Task prompt: Retype only what runs from the first line of the listing to the line holding "8, 16, 24];", both included. Do not retype the pictures.

..........

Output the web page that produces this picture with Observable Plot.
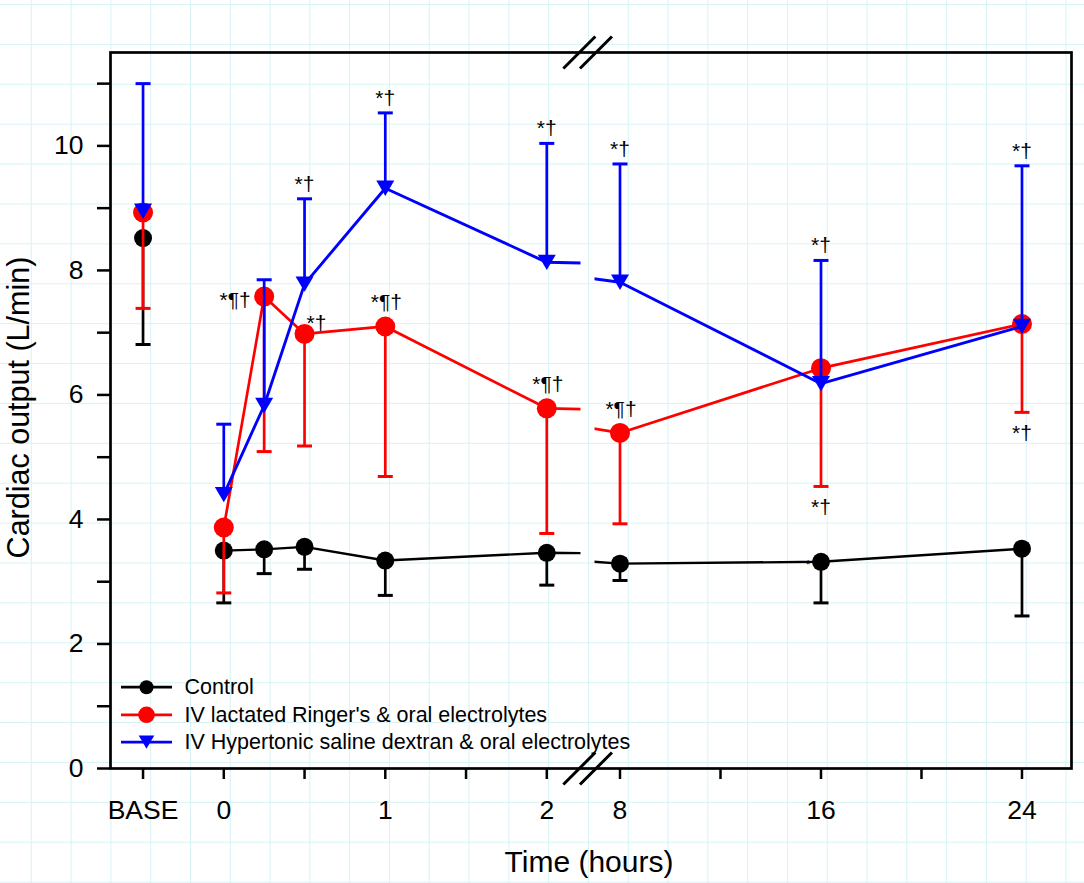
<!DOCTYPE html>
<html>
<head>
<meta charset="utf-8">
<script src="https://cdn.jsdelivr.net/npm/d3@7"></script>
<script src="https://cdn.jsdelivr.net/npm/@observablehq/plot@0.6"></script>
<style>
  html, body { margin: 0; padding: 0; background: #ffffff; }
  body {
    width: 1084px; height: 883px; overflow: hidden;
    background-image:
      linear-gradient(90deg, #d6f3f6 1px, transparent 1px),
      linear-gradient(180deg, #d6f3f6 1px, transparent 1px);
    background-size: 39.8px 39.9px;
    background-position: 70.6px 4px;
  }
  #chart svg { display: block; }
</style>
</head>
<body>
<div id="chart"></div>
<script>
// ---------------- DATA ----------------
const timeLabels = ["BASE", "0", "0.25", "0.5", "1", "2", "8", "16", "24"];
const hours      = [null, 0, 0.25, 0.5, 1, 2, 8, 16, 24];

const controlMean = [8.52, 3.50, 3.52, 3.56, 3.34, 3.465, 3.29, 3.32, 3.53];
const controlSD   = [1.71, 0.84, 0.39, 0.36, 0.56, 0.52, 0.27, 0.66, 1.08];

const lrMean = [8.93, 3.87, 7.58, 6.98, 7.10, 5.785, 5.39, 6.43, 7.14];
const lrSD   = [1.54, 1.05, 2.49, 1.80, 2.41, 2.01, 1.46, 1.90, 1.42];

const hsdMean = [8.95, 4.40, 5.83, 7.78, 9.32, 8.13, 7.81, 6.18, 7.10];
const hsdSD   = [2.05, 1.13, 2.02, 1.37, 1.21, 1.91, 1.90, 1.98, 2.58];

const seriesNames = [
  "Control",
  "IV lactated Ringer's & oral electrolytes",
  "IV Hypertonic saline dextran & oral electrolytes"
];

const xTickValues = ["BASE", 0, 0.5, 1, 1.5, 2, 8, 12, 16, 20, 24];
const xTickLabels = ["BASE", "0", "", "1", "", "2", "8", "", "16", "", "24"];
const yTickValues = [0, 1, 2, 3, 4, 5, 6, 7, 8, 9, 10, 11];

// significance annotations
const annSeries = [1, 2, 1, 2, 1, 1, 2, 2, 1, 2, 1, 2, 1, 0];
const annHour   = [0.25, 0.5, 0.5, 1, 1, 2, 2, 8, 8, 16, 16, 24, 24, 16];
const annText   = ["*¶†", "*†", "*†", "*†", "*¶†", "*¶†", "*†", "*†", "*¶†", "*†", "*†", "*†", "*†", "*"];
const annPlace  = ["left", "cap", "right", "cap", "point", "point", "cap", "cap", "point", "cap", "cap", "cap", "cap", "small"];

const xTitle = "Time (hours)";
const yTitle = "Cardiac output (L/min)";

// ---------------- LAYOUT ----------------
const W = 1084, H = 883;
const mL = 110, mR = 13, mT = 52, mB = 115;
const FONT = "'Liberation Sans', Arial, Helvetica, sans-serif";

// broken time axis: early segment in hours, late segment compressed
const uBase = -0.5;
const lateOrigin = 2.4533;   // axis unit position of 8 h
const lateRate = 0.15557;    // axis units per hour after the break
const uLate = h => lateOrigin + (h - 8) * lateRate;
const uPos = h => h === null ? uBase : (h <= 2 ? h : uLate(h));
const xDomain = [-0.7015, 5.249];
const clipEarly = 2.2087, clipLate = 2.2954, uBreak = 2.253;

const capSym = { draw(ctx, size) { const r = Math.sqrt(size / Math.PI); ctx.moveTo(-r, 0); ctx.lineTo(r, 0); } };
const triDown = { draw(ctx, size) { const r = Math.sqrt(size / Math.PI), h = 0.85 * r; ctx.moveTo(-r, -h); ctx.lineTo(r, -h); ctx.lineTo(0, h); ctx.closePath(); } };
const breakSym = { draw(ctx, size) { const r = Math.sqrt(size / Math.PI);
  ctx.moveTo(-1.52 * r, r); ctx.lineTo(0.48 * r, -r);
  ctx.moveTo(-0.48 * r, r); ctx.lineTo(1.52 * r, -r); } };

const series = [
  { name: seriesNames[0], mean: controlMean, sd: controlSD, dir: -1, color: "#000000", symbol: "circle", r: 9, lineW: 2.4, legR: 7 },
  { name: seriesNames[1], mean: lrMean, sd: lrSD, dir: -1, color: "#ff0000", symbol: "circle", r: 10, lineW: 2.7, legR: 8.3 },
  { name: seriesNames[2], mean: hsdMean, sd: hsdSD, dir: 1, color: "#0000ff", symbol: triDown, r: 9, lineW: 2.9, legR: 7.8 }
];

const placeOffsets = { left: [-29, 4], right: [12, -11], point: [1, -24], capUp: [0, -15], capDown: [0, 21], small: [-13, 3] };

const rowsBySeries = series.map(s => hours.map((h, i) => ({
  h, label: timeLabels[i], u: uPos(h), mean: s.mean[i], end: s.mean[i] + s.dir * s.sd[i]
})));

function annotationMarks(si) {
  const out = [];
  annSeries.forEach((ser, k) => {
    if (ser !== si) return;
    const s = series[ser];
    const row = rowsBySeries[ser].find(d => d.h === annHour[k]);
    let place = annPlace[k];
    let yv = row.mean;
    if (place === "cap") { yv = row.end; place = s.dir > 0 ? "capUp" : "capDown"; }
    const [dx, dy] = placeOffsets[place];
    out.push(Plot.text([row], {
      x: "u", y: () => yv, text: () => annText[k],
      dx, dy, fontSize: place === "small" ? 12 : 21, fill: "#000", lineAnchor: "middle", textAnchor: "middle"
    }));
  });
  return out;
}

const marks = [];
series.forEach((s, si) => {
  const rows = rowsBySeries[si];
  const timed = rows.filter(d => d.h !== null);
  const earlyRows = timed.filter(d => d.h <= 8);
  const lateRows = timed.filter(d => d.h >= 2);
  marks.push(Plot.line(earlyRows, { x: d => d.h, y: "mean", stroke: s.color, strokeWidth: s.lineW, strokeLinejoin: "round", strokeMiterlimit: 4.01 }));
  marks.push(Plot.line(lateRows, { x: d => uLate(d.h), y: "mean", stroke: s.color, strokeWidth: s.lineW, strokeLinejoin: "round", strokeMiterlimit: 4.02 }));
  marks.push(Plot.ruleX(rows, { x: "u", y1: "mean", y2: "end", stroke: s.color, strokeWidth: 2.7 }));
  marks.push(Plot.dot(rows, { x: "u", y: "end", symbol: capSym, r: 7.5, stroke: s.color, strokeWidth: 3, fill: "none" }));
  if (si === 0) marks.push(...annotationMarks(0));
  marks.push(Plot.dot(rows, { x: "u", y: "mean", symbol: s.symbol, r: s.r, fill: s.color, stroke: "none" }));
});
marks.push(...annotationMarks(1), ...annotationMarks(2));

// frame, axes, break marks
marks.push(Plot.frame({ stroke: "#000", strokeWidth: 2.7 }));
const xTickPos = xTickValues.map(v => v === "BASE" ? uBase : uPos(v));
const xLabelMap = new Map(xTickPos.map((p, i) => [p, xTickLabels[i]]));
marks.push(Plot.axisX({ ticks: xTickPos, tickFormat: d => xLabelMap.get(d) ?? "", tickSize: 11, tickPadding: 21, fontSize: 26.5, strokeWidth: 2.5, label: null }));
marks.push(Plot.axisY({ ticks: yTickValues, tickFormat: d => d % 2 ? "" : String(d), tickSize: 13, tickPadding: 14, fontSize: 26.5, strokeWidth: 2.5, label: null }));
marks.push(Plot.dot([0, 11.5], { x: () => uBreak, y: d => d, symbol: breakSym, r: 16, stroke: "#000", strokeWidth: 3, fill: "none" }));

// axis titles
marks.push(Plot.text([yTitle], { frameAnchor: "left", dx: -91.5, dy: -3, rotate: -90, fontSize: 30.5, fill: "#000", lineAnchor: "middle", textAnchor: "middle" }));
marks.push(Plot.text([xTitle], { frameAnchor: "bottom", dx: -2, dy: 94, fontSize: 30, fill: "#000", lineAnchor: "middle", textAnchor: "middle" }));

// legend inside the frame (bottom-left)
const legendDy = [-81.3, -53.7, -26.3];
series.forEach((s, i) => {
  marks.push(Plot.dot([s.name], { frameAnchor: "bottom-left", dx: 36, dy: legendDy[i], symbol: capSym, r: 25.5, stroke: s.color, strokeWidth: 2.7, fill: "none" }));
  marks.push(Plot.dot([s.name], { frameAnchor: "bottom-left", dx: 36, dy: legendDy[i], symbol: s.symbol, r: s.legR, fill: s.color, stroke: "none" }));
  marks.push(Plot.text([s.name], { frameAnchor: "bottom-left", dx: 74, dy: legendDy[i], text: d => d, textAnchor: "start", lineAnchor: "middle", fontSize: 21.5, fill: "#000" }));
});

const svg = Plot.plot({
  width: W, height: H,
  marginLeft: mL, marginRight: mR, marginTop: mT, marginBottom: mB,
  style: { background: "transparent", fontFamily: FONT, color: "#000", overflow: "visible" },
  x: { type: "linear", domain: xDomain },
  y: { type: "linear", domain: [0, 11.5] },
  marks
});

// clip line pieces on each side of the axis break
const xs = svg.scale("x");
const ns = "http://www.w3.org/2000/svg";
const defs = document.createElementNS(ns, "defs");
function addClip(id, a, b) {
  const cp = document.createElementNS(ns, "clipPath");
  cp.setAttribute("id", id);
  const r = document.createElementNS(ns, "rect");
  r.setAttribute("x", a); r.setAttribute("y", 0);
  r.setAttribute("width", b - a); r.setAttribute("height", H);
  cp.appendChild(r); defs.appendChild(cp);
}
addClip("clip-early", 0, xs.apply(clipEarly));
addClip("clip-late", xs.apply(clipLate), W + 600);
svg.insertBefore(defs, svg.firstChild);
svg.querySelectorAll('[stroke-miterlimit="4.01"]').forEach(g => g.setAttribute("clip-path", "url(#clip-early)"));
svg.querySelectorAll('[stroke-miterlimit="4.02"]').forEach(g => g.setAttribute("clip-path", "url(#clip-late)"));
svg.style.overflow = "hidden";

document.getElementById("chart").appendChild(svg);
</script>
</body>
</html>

..........

Written response:
Output the web page that produces this picture with Observable Plot.
<!DOCTYPE html>
<html>
<head>
<meta charset="utf-8">
<script src="https://cdn.jsdelivr.net/npm/d3@7"></script>
<script src="https://cdn.jsdelivr.net/npm/@observablehq/plot@0.6"></script>
<style>
  html, body { margin: 0; padding: 0; background: #ffffff; }
  body {
    width: 1084px; height: 883px; overflow: hidden;
    background-image:
      linear-gradient(90deg, #d6f3f6 1px, transparent 1px),
      linear-gradient(180deg, #d6f3f6 1px, transparent 1px);
    background-size: 39.8px 39.9px;
    background-position: 70.6px 4px;
  }
  #chart svg { display: block; }
</style>
</head>
<body>
<div id="chart"></div>
<script>
// ---------------- DATA ----------------
const timeLabels = ["BASE", "0", "0.25", "0.5", "1", "2", "8", "16", "24"];
const hours      = [null, 0, 0.25, 0.5, 1, 2, 8, 16, 24];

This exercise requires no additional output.